# Exercise goal:
Print the listing below from its opening line through the line holding "const yTicks = [0, 2, 4, 6, 8, 10, 12];", both ends included.

# Data excerpt:
— begin —

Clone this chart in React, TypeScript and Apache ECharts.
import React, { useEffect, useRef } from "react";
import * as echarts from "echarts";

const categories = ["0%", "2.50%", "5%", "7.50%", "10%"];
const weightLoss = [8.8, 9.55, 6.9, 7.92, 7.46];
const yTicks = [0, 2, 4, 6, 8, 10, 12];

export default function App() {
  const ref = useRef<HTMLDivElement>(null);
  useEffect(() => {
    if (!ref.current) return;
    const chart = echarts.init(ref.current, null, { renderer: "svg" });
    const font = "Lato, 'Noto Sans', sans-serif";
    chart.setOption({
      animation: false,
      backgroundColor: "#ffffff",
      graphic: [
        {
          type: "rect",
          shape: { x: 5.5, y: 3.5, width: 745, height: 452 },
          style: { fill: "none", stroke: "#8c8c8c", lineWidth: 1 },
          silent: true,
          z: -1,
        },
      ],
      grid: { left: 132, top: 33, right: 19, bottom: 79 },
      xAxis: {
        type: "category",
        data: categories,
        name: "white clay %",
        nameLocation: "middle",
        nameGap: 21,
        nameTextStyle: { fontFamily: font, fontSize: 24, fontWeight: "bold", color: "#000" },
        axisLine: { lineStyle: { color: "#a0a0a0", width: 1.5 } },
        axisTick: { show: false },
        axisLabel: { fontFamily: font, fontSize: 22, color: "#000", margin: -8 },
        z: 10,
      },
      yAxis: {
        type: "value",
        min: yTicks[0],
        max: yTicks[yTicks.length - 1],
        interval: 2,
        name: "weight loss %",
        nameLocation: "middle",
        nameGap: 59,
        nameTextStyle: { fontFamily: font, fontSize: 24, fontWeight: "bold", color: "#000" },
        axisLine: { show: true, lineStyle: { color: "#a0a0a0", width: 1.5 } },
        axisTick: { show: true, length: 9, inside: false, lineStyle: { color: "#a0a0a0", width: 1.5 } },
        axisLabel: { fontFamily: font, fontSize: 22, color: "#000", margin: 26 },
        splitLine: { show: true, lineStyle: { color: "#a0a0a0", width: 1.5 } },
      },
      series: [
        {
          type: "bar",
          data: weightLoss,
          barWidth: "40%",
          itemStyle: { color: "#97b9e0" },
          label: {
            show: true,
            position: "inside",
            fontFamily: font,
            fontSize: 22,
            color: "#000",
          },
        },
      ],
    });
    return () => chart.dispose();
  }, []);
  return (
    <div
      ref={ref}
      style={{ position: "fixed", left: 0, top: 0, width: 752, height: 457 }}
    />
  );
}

— end —

# Answer to this problem:
Clone this chart in React, TypeScript and Apache ECharts.
import React, { useEffect, useRef } from "react";
import * as echarts from "echarts";

const categories = ["0%", "2.50%", "5%", "7.50%", "10%"];
const weightLoss = [8.8, 9.55, 6.9, 7.92, 7.46];
const yTicks = [0, 2, 4, 6, 8, 10, 12];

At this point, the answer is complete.